Cover credit: goodreads.com
North to Cree Lake records true accounts of experiences in a land “where no tin cans, or bottles, or paper, or other man-made litter was to be found,” and no “influx of tourists, or developers, or promoters, or sportsmen, or despoilers” had yet arrived.
From 1932 through the winter of 1939, the author and his brother, Ab, moved into Northern Saskatchewan to live where the Depression had little effect. They built several cabins, survived minus 70-degree temperatures, and lived off the land. They decided they could get what few supplies they needed by trapping, but they knew nothing about trapping. It was hoped that they could learn from experienced trappers, but they soon found that the men who knew the trade had no intentions of sharing their knowledge. Knowledge came through many trials and a lot of errors.

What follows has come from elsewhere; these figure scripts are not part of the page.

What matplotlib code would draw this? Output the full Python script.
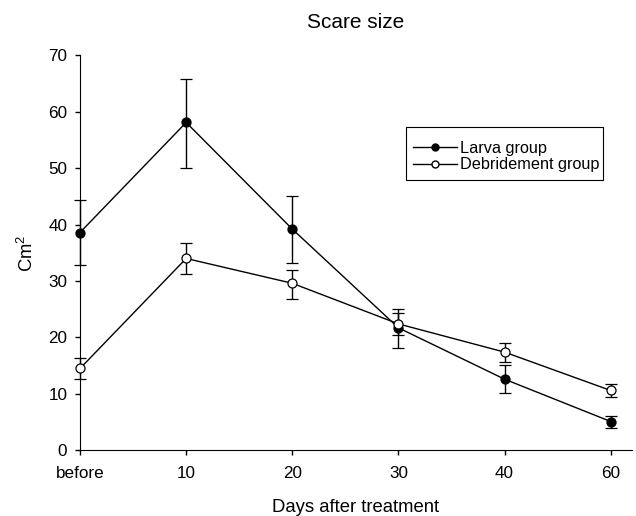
import numpy as np
import matplotlib
matplotlib.use('Agg')
import matplotlib.pyplot as plt
from matplotlib.lines import Line2D
from matplotlib.patches import Rectangle

plt.rcParams['font.family'] = ['Liberation Sans', 'DejaVu Sans']
plt.rcParams['mathtext.fontset'] = 'custom'
plt.rcParams['mathtext.rm'] = 'Liberation Sans'
plt.rcParams['mathtext.it'] = 'Liberation Sans'

days = ['before', '10', '20', '30', '40', '60']

# Larva group: mean with upper / lower error ends
larva_mean = [38.6, 58.1, 39.2, 21.7, 12.6, 5.1]
larva_hi = [44.4, 65.8, 45.1, 25.0, 15.2, 6.1]
larva_lo = [32.8, 50.1, 33.2, 18.2, 10.1, 4.0]

# Debridement group
debr_mean = [14.5, 34.0, 29.6, 22.4, 17.4, 10.6]
debr_hi = [16.3, 36.7, 32.0, 24.3, 19.1, 11.8]
debr_lo = [12.7, 31.2, 26.8, 20.4, 15.6, 9.4]

x = np.arange(len(days))

fig = plt.figure(figsize=(6.36, 5.16), dpi=100)
ax = fig.add_axes([0.1258, 0.1273, 0.8679, 0.7655])

def draw(mean, hi, lo, face):
    mean = np.array(mean)
    yerr = [mean - np.array(lo), np.array(hi) - mean]
    ax.errorbar(x, mean, yerr=yerr, color='black', lw=1.0, elinewidth=1.0,
                capsize=4.3, capthick=1.0, marker='o', markersize=6.5,
                markerfacecolor=face, markeredgecolor='black',
                markeredgewidth=0.9, clip_on=False, zorder=3)

draw(larva_mean, larva_hi, larva_lo, 'black')
draw(debr_mean, debr_hi, debr_lo, 'white')

ax.set_xlim(0, 5.2)
ax.set_ylim(0, 70)
ax.set_xticks(x)
ax.set_xticklabels(days)
ax.set_yticks(range(0, 71, 10))
ax.tick_params(direction='out', length=3.6, width=1, labelsize=12.3, color='black')
ax.tick_params(axis='x', pad=8)
ax.tick_params(axis='y', pad=5.5)
ax.spines['top'].set_visible(False)
ax.spines['right'].set_visible(False)

ax.set_title('Scare size', fontsize=15, pad=20)
ax.set_xlabel('Days after treatment', fontsize=13.3, labelpad=13)
ax.set_ylabel('Cm$^2$', fontsize=13.3, labelpad=8)

# legend box drawn separately, as in the original figure
ax.add_patch(Rectangle((0.5906, 0.6843), 0.3569, 0.1342, transform=ax.transAxes,
                       fill=False, edgecolor='black', lw=0.8, clip_on=False))
handles = [
    Line2D([], [], color='black', lw=1.0, marker='o', markersize=5,
           markerfacecolor='black', markeredgecolor='black'),
    Line2D([], [], color='black', lw=1.0, marker='o', markersize=5,
           markerfacecolor='white', markeredgecolor='black'),
]
leg = ax.legend(handles, ['Larva group', 'Debridement group'],
                loc='upper left', bbox_to_anchor=(0.6033, 0.783),
                borderaxespad=0, borderpad=0, fontsize=11.7, frameon=False,
                handlelength=2.7, labelspacing=0.08, handletextpad=0.2)

plt.savefig('out.png', dpi=100)
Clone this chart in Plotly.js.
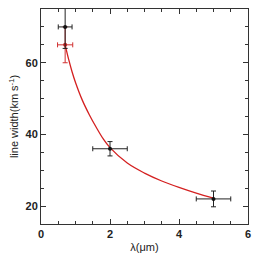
<!DOCTYPE html>
<html>
<head>
<meta charset="utf-8">
<script src="https://cdn.plot.ly/plotly-3.0.1.min.js"></script>
<style>html,body{margin:0;padding:0;background:#fff;}#chart{width:255px;height:254px;}</style>
</head>
<body>
<div id="chart"></div>
<script>
// Black data points
const blackX = [0.7, 2.0, 5.0];
const blackY = [70, 36, 22];
const blackXErr = [0.2, 0.5, 0.5];
const blackYErr = [6, 2, 2.2];
// Red data point
const redX = [0.7];
const redY = [65];
const redXErr = [0.22];
const redYErr = [5];
// Red fitted curve
const curveX = [0.7, 0.8, 0.9, 1.0, 1.2, 1.4, 1.6, 1.8, 2.0, 2.5, 3.0, 3.5, 4.0, 4.5, 5.0];
const curveY = [65, 61, 57.5, 54.5, 49.5, 45.5, 42, 38.8, 36.3, 32, 29.2, 27, 25.2, 23.6, 22.2];

const font = {family: 'Liberation Sans, Arial, sans-serif', size: 11, color: '#222'};

const traces = [
  {x: curveX, y: curveY, mode: 'lines', line: {color: '#d42020', width: 1.3, shape: 'spline'}, hoverinfo: 'skip'},
  {x: redX, y: redY, mode: 'markers', marker: {color: '#c42020', size: 4},
   error_x: {type: 'data', array: redXErr, color: '#d03030', thickness: 1, width: 2.5},
   error_y: {type: 'data', array: redYErr, color: '#d03030', thickness: 1, width: 2.5}},
  {x: blackX, y: blackY, mode: 'markers', marker: {color: '#111', size: 4},
   error_x: {type: 'data', array: blackXErr, color: '#222', thickness: 1, width: 2.5},
   error_y: {type: 'data', array: blackYErr, color: '#222', thickness: 1, width: 2.5}}
];

const axisCommon = {
  showgrid: false, zeroline: false, showline: true, linecolor: '#333', linewidth: 1,
  mirror: 'allticks', ticks: 'inside', ticklen: 5, tickcolor: '#333', tickwidth: 1,
  tickfont: {family: 'Liberation Sans, Arial, sans-serif', size: 11, color: '#222', weight: 'bold'}
};

const layout = {
  width: 255, height: 254,
  margin: {l: 41, r: 7, t: 9, b: 30},
  paper_bgcolor: '#fff', plot_bgcolor: '#fff',
  showlegend: false,
  font: font,
  xaxis: Object.assign({}, axisCommon, {
    range: [0, 6], dtick: 2, tick0: 0,
    minor: {dtick: 0.5, ticks: 'inside', ticklen: 3, tickcolor: '#333'},
    title: {text: 'λ(μm)', font: {family: 'Liberation Sans, Arial, sans-serif', size: 11, color: '#222'}, standoff: 4}
  }),
  yaxis: Object.assign({}, axisCommon, {
    range: [15, 75], dtick: 20, tick0: 0,
    minor: {dtick: 5, ticks: 'inside', ticklen: 3, tickcolor: '#333'},
    title: {text: 'line width(km s<sup>-1</sup>)', font: {family: 'Liberation Sans, Arial, sans-serif', size: 11, color: '#222'}, standoff: 4}
  })
};

Plotly.newPlot('chart', traces, layout, {displayModeBar: false, staticPlot: true});
</script>
</body>
</html>
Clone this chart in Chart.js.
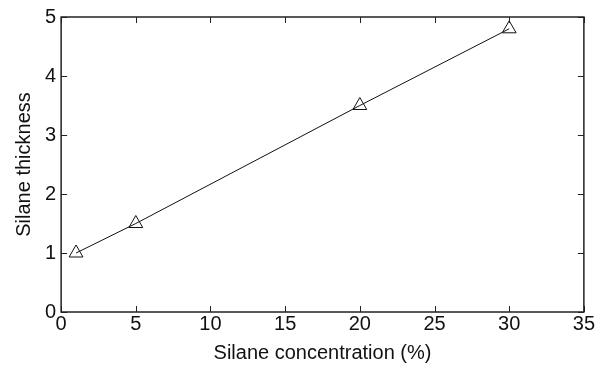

We have inherited a Hollywood-induced picture of the wilderness winter, but through the author’s experiences, you get to share a lifestyle that had certainly changed little since Lewis and Clark. On the morning that the temperature dove 100-degrees below freezing, Karras described standing outside the cabin. When he exhaled, the moisture in his breath instantly froze in the air, creating a sound like a sheet of paper being slowly torn. You will find yourself being led on winter trapping trails, across frozen lakes, following caribou herds that had packed snow so hard that feet of snow could be traversed without the need of snowshoes. His accounts of wildlife encountered while walking the trap-lines gives great insight into the habits of wolves, deer, caribou, fox, bear, and others. As they build and use a dogsled team, you learn in detail what that entails. If you have read and enjoy books by Grey Fox, another wilderness writer, you’ll enjoy this book.